"Brooklyn"(原題『ブルックリン』)


『ブルックリン』写真クレジット:Fox Searchlight Pictures
映画を観ていていつも思うのは、これは誰の映画なのだろうということだ。誰が一番作りたかった映画なのか? まず監督の名が浮かぶことが多いが、主演俳優や脚本家、製作者の名が浮かぶこともある。本作で浮かんだのは英国の女性プロデューサー、フィノラ・ドワイヤーとアマンダ・ポージーだった。
見終わった時の心地よい清々しさが、2人が製作した秀作『17歳の肖像』を観た時と同じだったからだ。共に、若い女性を主人公に彼女らが自分を信じ、困難を自分の力で乗り越え成長していく姿を描き、観る者に人間への信頼と自身の最良の部分を思い起こさせくれる優れた作品。今年のアカデミー賞で作品賞、脚本賞、主演女優賞にノミネートされた。

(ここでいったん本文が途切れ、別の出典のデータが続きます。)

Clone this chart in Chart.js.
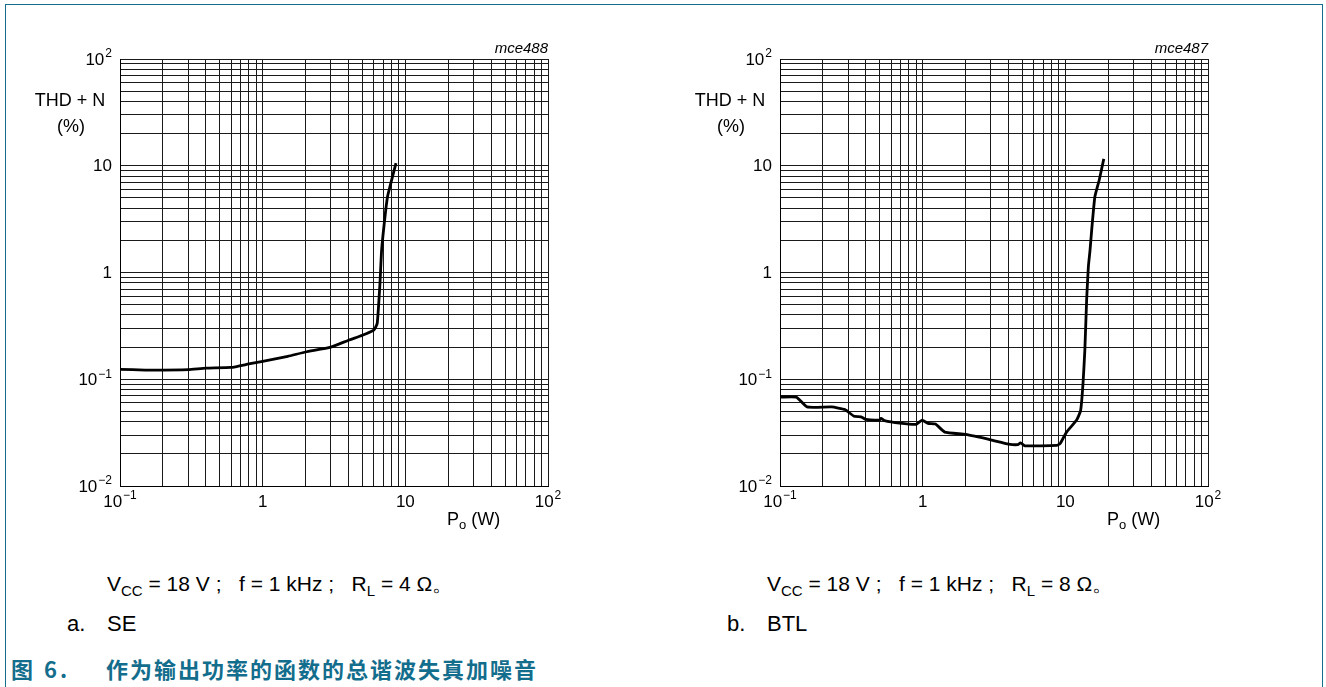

1952年、アイルランドの小さな町で母と姉と3人で暮らす大人しい娘エイリシュ(シアーシャ・ローナン)は、姉にすすめられ、新天地を求めて1人でニューヨークへ向かう。ブルックリンで暮らし始めた彼女は仕事も見つけ、若い女性を預かるちょっと厳しい下宿の女主人(ジュリー・ウォルターズ)や優しい神父(ジム・ブロードベント)に見守られながら、希望に満ちた新生活をスタート。
そんな頃、イタリア系のトニー(エモリー・コーエン)と出会い、2人は親しさを増していく。だが彼女は一時帰国して、そのまま祖国に残るか米国へ帰るかの大きな選択を迫られることになる。

原作はアイルランド作家コルム・トービンの同名小説、脚本は『17歳の肖像』を書いたニック・ホーンビィだ。秀作『わたしに会うまでの1600キロ』も彼が脚本を手がけており、若い女性を主人公とした作品で秀でた脚本を書いている。

米国に1人で来た移民女性の話ではあるが大きなドラマはなく、作品の焦点は、誰もが経験する人生上の出会いや事件を経て、主人公が迷い、決断し、成長していく姿にある。その過程を奇をてらわず、オーソドックスな手法でストレートに見せていく演出で、深く主人公の心に寄り添うことが出来た。監督は英国の『BOY A』のジョン・クローリー、彼もアイリシュだ。

特筆したいのは、主演のローナン。子役からスタートした若干21歳だが、舌をまく演技派で本作はまさに適役。若さの持つ純粋さと輝き、力を瞳にたたえて美しく、いつまでも見ていたい気にさせてくれた。本作は女性製作者2人の映画でもあるが、ローナンの代表作、彼女の映画として人々の記憶に長く残っていくだろう。

上映時間:1時間52分。全米の独立系シアターで上映中。日本では7月に劇場公開予定。